Hosting a young person in my home gave me perspective

Could you tell me a little bit about yourself?

I'm in my late thirties, single with no children, and work full time. I bought my first home a few years ago and have a spare bedroom. A couple of my older relatives had fostered and found it really rewarding, but I'd always thought you needed to be a full-time foster carer and/or in a couple, and that wouldn't have worked for me. I'd always liked the idea of sharing my home with someone who might benefit from it as more than just a lodger.

How did you get started with being a host?

My sister mentioned that the options around fostering had changed, so I did some online digging and came across Supported Lodgings. The scheme is offered through local authorities, either via their social services teams directly or via subcontracted providers like Barnardo's. It's aimed at young people aged 16—21 who want semi-independent living, and may already be in the care system or whose family relationships have broken down.

I had an initial interview with the LA and then took part in a ‘Skills to Foster’ course over a few days.  I then had weekly meetings with a social worker who asked lots of questions about my lifestyle, family relationships, interests, thoughts on the role etc. Some were a little bit personal but you can understand them asking.

I was put forward for 'panel', which is where you meet a mix of social services and fostering professionals who interview you about your expectations and motivations. If they're happy, they will recommend you as a host, and the authority can choose to onboard you.

After this comes all the operational stuff like H&S check at home, starting the process for matching with potential young people, etc. The whole process took about 8 months but was spread out. The most intensive bit was the weekly meetings, but I think we met around 6 times in total. It's less intensive than the fostering application process due to the nature of the role.

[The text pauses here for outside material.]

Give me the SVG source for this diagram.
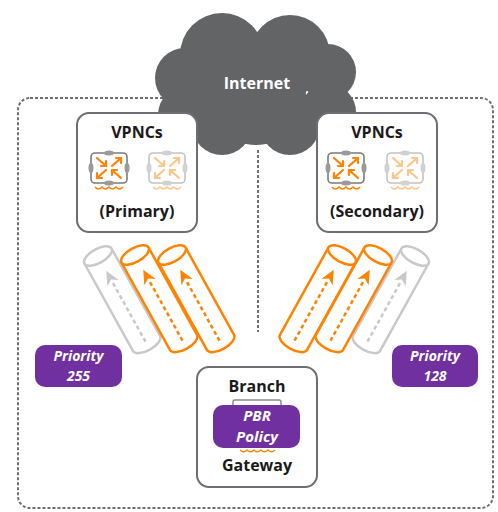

What does the scheme actually involve?

Basically, you're providing a room for a young person to be part of your family, and to help them develop independence skills like cooking, cleaning, washing, budgeting. I see it as a big sister role - I'm there to listen and help bounce ideas around. Generally the young people who benefit most are those in college, training or work and so they have their own schedule. I've reviewed college applications and helped with claiming benefits. You're given ongoing training and your own designated social worker to support you - although the training and peer support available is still mainly targeted at those who foster.

You generally have to anticipate that they'll be with you for at least 1 year. It's fun too! We've been to the panto at Christmas, out for meals to celebrate birthdays, to the cinema, to the beach, and do a lot of telly watching!

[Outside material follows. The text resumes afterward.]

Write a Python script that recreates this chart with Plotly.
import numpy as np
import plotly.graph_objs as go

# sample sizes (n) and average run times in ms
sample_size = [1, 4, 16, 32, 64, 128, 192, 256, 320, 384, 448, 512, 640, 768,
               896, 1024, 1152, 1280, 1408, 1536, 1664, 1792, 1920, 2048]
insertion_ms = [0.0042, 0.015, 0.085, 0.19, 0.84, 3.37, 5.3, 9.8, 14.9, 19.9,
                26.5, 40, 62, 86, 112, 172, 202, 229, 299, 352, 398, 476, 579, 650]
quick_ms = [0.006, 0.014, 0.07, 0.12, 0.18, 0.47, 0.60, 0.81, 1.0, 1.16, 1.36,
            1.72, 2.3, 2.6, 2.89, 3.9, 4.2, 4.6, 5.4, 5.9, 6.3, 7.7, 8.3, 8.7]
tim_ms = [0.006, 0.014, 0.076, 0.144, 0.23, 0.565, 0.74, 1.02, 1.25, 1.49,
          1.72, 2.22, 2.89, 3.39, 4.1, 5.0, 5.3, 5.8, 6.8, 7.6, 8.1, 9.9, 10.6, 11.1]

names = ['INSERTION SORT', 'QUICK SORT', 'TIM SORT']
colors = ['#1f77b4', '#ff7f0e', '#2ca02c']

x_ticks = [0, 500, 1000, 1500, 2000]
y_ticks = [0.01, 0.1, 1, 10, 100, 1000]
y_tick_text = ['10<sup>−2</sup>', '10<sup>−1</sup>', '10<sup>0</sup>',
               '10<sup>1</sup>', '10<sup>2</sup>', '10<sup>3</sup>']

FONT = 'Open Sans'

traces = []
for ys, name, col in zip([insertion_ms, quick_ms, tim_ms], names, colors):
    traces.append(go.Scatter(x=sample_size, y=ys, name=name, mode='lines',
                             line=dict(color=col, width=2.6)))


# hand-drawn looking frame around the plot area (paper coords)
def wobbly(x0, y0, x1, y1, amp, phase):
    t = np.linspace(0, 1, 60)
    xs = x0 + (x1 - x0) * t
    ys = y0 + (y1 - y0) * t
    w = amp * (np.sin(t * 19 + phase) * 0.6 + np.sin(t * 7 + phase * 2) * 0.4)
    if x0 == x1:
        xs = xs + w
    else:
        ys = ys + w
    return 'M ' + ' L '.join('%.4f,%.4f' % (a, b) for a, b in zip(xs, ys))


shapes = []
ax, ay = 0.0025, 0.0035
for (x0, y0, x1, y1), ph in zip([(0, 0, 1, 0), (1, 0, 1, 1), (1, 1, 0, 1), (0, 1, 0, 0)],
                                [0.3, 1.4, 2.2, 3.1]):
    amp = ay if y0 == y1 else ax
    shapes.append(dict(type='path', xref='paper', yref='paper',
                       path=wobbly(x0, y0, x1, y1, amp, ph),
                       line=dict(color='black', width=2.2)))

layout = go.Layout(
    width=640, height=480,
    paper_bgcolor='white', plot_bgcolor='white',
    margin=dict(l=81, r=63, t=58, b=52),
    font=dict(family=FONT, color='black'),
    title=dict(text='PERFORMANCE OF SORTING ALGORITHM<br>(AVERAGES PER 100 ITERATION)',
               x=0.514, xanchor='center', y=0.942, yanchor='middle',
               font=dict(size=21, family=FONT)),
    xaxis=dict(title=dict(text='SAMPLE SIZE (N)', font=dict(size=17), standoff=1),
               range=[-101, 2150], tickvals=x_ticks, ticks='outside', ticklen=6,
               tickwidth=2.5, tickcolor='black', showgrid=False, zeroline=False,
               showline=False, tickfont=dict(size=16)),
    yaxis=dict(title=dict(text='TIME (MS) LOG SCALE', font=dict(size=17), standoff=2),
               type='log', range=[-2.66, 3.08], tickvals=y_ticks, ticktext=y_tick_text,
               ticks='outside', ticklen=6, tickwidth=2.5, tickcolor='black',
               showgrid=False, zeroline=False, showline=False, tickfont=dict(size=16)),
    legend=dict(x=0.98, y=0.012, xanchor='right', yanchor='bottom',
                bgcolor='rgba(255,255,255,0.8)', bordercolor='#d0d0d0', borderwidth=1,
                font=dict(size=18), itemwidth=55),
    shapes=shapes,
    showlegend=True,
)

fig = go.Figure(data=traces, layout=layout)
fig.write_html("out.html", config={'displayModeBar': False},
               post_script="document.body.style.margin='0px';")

You get paid an allowance. In my case, it works out slightly more than I would receive for rent and bills if I rented the room privately (and is tax free), which reflects the fact you also provide some support. I provide bedding, furnishings, and household items like loo roll, cleaning and washing products. The young person covers their own food and toiletries, but we would take turns to cook and I'd usually cover the more expensive ingredients. You also get a small allowance for furnishing the room and buying necessary household items.

How has it been so far? What are the pros and cons?

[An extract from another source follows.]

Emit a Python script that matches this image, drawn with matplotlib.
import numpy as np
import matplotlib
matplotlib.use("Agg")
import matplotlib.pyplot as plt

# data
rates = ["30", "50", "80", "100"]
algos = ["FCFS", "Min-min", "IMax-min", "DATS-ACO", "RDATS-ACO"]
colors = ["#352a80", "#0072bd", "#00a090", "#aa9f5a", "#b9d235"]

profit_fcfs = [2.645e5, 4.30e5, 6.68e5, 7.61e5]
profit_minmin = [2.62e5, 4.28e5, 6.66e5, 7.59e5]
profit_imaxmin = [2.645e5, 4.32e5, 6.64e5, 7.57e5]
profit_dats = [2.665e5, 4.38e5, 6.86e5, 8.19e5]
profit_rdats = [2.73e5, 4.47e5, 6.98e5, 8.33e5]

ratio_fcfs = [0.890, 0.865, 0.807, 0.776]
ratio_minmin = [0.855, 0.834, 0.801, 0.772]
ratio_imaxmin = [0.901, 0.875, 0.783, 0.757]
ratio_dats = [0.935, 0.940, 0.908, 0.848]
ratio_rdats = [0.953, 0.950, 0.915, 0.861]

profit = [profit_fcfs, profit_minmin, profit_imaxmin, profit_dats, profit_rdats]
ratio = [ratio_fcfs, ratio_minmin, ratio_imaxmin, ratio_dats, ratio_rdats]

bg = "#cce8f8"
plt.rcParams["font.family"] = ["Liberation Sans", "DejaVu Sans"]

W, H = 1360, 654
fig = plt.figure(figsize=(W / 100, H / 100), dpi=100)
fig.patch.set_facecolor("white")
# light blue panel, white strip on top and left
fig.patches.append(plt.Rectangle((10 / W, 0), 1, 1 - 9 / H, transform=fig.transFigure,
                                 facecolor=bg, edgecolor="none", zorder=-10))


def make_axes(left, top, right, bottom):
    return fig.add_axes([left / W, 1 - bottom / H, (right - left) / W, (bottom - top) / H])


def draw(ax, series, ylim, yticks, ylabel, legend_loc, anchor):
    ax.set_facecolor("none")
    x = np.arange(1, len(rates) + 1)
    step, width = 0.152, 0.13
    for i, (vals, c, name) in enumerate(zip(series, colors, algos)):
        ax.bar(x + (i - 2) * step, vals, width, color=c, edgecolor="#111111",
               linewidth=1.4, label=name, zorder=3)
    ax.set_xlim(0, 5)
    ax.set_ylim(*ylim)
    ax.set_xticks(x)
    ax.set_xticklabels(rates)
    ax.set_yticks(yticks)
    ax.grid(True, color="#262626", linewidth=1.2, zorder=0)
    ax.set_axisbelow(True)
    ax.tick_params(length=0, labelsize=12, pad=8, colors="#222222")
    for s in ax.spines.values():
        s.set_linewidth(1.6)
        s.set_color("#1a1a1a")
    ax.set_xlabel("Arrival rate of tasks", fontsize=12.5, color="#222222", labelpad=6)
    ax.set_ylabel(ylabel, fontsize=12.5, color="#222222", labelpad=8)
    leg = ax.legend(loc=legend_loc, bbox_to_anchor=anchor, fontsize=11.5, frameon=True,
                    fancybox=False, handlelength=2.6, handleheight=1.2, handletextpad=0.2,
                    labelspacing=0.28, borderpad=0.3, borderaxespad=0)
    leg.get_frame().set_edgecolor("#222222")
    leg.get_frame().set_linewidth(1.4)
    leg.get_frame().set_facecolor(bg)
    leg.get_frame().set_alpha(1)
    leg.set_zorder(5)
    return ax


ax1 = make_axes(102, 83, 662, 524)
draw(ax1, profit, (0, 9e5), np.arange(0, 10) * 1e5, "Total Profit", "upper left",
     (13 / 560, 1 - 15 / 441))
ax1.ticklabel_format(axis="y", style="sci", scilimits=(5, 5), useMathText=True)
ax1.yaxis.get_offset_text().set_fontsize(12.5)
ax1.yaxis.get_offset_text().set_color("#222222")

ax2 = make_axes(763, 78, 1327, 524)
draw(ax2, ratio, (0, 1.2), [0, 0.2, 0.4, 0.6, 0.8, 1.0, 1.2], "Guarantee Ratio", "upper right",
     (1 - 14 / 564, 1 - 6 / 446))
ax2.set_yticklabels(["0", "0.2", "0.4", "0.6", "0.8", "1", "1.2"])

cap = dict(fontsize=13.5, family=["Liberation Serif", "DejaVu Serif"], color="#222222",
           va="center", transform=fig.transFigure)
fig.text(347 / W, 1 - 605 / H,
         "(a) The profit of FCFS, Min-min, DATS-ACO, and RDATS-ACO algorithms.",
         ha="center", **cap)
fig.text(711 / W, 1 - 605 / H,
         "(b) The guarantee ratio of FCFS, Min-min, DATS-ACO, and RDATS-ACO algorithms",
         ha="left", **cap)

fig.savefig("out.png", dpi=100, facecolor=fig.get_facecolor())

It's been great! The young people are really interesting and come from a variety of backgrounds - it really challenges your view of the care system and who is in it. It's nice sharing your home in a way that makes a tangible difference to someone.

The main advantages are having a young person in your home that you hopefully build a relationship with. And it's a good second income stream - whilst I'd need to keep my job, it does provide a good additional sum which I can save. Supported Lodgings hosts can claim qualifying care relief from income tax in the same way as foster carers (you have to register as self employed for this role and complete a tax return), so for me it works out tax free. The amount varies by local authority but in my case is around £1000 per month.

The disadvantages are limited but definitely worth keeping in mind. It can be challenging - social services are much more used to working with foster carers who are more readily available for meetings, and the finer details of the role are still being honed which can sometimes leave you feeling like you've fallen through the cracks.

Also, if a young person is under 18 then they cannot be left alone overnight. You'd need to have a back up carer (family member or friend with a DBS) in place. Organising respite care through Social Services is quite stressful.

You also don't get a holiday allowance for the young person (unlike foster carers), although you can take them with you at your own cost. Something to bear in mind if you like your holidays or spur-of-the-moment weekends away! Personally, I'd probably only have an over 18 in future because of this (although I wouldn't leave them alone for longer than a few nights anyway). It can be quite lonely if you're having a tough time, so you need supportive family and friends around you.

It also really depends on the personality of the young person and whether you fit well together - it's taken me a while to realise that you can take the matching process at your own pace and suggest meet-ups and sleepovers before either of you commit. Social Services want a quick match as they have such heavy workloads, you need to stand up for yourself as at the end of the day, it's your home!

This has been my experience (in the South East of England) but may vary elsewhere!

Has it changed your perspective on kids?

I would say it's made me realise that I wouldn't want to intentionally have a child on my own and it's not made me particularly change my view on having children whether biologically or through adoption, I feel like I have a purpose and meaning in my life outside of that traditional route, and maybe being a host to a young person is part of that purpose and meaning. It's probably lucky I'm not dating though as I've not had to have any awkward conversations with social services or the young person about men staying over (as well as the safeguarding considerations, which are important but a bit of a mood killer!)